═══ PROVIDED ENTRIES

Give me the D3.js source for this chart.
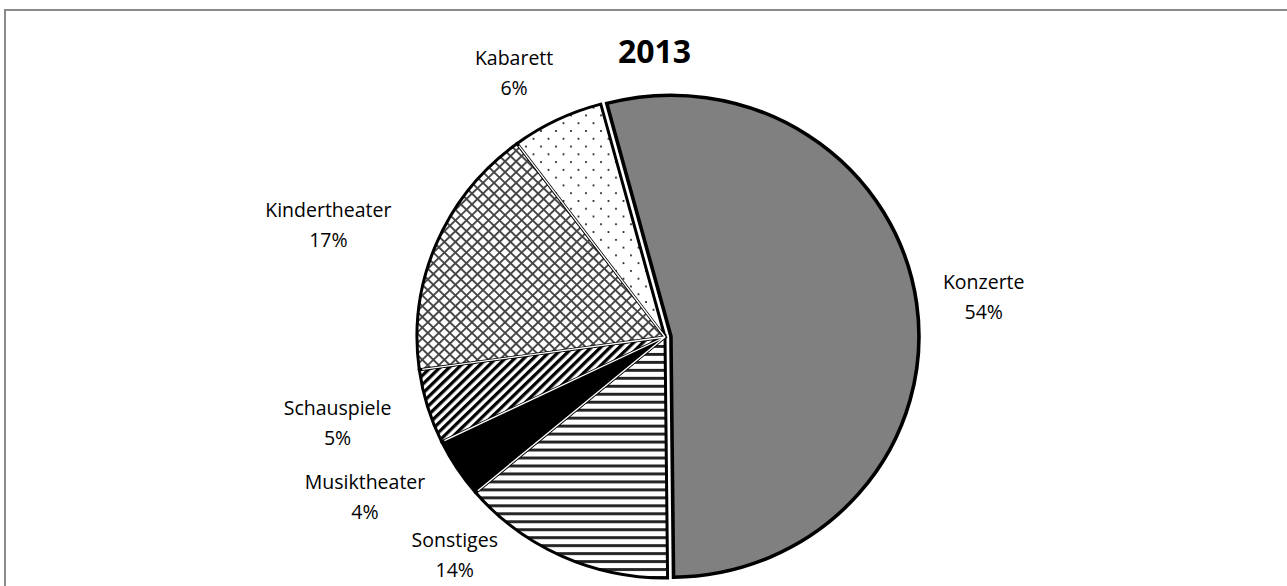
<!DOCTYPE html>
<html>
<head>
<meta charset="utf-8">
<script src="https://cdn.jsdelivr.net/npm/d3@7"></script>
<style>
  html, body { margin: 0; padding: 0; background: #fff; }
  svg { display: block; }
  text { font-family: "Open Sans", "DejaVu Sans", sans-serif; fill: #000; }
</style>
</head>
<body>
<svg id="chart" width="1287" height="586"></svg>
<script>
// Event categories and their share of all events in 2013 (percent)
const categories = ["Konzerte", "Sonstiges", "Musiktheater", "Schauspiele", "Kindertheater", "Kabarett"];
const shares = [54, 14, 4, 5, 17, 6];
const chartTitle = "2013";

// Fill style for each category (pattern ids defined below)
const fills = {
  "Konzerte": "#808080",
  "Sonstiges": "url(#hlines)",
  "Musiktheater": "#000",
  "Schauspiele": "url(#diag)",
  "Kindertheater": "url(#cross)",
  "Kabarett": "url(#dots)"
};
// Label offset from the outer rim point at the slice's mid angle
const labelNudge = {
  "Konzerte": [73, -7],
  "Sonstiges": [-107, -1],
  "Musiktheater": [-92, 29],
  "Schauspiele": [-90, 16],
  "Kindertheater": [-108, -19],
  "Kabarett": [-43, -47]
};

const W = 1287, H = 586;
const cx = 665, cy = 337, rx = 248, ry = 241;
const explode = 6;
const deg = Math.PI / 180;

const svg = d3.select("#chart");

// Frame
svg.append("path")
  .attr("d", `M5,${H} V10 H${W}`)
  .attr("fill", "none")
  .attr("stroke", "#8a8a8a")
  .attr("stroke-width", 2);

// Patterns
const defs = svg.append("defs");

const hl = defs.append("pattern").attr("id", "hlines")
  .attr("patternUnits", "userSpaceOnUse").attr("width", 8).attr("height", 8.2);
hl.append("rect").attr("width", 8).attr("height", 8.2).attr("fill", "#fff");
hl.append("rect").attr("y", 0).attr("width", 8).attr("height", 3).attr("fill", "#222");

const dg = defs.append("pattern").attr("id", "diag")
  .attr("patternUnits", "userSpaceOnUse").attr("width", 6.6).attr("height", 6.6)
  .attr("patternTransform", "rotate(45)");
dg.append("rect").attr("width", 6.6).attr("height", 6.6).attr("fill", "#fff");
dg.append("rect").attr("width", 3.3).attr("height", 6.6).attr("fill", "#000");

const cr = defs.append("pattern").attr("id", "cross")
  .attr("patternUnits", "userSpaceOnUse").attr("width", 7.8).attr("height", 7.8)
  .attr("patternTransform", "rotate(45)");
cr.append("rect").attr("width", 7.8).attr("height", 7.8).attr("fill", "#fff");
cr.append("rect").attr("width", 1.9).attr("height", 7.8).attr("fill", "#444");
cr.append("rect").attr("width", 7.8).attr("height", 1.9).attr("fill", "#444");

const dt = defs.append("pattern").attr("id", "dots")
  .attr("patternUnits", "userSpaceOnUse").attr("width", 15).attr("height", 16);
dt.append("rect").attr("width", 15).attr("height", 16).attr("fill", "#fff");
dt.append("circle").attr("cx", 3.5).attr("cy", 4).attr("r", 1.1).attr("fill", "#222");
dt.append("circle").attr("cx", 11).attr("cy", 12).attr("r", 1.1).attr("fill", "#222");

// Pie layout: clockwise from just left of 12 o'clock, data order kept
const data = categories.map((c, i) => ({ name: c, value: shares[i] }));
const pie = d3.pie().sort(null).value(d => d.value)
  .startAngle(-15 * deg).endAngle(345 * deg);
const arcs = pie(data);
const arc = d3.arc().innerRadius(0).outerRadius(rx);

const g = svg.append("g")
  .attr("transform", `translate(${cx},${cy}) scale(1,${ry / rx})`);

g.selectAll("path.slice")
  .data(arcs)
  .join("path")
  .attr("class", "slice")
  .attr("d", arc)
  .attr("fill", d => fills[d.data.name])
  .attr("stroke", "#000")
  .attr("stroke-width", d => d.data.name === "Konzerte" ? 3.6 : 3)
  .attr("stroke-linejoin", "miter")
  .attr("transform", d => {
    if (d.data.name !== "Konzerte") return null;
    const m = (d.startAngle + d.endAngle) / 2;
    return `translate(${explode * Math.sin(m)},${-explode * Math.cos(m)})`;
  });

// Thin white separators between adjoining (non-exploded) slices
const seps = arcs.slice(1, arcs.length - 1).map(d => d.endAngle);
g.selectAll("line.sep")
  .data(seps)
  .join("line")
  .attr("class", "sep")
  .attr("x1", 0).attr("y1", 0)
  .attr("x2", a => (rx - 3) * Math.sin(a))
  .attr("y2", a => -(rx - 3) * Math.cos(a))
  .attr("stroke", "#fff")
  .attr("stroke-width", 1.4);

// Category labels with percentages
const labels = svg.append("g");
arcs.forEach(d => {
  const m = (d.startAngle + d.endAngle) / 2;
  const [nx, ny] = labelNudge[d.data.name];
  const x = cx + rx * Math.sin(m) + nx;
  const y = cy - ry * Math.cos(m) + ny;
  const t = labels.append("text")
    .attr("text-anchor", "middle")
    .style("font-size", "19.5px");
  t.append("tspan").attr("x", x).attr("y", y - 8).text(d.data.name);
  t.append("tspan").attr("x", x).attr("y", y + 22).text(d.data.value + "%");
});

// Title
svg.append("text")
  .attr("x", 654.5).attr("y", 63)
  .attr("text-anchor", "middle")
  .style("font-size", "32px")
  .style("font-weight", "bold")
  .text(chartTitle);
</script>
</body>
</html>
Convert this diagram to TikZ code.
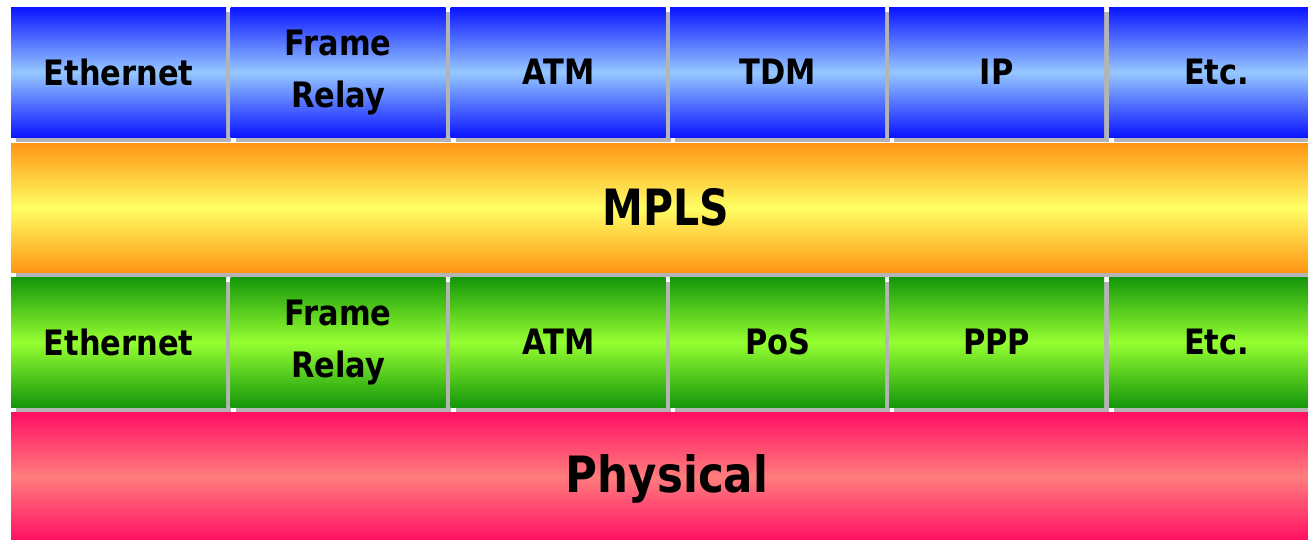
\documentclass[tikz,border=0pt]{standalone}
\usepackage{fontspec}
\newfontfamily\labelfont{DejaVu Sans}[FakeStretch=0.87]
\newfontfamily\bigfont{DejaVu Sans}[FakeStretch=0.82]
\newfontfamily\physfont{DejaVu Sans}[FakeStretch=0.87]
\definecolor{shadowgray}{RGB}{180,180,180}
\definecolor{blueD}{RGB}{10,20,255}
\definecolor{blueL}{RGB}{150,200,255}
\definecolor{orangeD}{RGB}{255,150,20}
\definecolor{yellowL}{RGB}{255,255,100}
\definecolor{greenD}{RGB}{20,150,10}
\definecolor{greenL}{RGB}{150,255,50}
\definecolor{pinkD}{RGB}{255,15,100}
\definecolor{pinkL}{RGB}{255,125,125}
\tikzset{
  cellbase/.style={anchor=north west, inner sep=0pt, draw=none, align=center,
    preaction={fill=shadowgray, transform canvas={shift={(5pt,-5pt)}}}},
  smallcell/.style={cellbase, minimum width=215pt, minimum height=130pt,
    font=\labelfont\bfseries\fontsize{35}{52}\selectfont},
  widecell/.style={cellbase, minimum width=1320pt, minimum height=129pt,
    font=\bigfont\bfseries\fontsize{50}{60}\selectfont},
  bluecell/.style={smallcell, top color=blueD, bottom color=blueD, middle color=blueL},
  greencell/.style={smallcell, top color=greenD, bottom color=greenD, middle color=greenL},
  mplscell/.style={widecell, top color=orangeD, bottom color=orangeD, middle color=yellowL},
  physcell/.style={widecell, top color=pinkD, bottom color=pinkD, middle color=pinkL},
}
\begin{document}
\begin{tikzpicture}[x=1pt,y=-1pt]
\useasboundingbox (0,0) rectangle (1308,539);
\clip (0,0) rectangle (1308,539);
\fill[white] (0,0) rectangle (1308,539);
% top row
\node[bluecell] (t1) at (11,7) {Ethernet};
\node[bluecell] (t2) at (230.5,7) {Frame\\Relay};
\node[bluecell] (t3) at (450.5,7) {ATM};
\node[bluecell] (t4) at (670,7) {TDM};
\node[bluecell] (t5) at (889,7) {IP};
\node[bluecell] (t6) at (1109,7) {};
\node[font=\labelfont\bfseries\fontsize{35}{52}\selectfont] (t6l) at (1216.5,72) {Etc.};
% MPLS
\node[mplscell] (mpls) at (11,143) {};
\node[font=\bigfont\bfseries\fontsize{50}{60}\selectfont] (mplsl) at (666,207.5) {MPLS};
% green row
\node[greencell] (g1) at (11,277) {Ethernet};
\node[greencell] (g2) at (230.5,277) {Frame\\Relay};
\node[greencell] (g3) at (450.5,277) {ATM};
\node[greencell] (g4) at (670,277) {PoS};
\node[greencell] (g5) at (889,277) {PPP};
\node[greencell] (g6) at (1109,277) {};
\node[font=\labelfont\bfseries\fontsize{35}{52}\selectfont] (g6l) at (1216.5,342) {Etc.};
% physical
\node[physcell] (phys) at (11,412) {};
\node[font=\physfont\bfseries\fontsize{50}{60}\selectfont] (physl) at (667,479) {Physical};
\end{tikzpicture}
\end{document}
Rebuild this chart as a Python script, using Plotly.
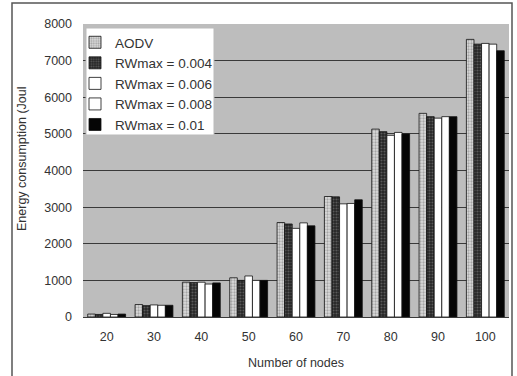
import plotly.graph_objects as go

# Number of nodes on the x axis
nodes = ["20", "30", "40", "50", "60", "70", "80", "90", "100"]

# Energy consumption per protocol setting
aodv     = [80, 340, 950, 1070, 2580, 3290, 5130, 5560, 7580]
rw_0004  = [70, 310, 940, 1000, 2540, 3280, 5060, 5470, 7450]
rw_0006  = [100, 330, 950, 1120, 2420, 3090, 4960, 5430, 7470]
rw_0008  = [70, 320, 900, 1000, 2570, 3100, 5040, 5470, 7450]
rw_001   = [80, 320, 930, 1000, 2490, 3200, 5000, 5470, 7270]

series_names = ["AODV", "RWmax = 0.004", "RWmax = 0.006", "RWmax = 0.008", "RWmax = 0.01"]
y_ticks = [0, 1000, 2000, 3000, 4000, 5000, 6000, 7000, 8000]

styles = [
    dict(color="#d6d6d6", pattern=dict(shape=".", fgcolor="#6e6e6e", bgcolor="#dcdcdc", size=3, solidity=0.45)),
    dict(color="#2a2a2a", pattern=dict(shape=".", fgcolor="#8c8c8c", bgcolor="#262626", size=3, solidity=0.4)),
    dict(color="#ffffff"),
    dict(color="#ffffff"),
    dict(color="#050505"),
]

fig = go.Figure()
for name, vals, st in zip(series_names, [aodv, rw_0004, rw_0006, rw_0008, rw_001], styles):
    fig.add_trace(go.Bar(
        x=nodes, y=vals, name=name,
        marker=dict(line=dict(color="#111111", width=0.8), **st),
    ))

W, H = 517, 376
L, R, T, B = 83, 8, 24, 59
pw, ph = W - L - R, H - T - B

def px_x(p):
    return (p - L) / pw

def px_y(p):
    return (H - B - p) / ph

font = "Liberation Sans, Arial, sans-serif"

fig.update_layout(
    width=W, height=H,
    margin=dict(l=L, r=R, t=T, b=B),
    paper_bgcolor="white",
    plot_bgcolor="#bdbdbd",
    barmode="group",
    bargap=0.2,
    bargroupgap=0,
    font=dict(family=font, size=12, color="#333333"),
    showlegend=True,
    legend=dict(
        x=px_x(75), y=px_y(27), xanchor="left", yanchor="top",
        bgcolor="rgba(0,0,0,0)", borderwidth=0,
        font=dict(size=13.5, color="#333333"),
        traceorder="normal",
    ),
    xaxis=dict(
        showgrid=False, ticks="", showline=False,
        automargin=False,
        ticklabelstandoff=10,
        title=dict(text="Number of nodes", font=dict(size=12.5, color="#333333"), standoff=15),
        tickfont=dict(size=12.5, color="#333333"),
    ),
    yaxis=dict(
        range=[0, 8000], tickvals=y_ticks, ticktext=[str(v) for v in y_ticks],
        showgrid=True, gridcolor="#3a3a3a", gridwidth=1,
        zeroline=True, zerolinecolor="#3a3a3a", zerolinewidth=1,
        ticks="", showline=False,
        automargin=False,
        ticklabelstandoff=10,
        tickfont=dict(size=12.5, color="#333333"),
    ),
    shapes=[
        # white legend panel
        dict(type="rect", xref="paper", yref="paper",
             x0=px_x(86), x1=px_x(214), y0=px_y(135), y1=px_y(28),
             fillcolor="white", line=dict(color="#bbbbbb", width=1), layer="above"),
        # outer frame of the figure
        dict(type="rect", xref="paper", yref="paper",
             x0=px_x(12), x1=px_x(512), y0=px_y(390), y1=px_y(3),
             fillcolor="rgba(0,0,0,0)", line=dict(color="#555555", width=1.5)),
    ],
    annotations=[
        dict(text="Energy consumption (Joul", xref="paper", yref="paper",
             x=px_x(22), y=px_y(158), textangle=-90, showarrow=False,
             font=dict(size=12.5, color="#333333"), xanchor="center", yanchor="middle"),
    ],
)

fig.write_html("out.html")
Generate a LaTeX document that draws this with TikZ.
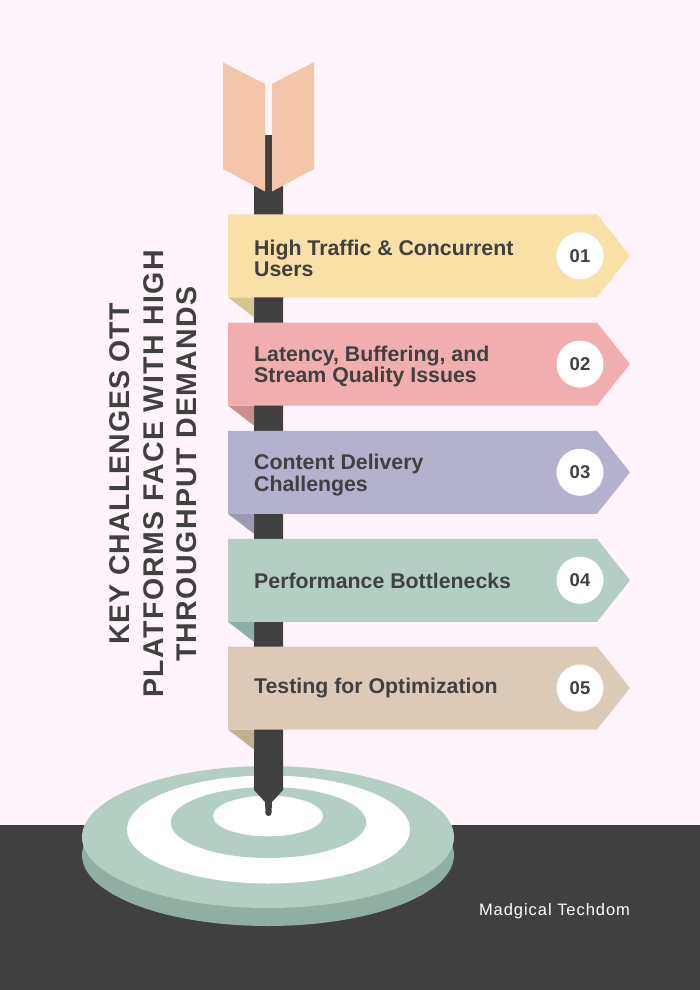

══════

» JOB
Pick out each line containing the string "with" and copy it.

» EXERCISE ANSWER
// Category labels with percentages
Generate a LaTeX document that draws this with TikZ.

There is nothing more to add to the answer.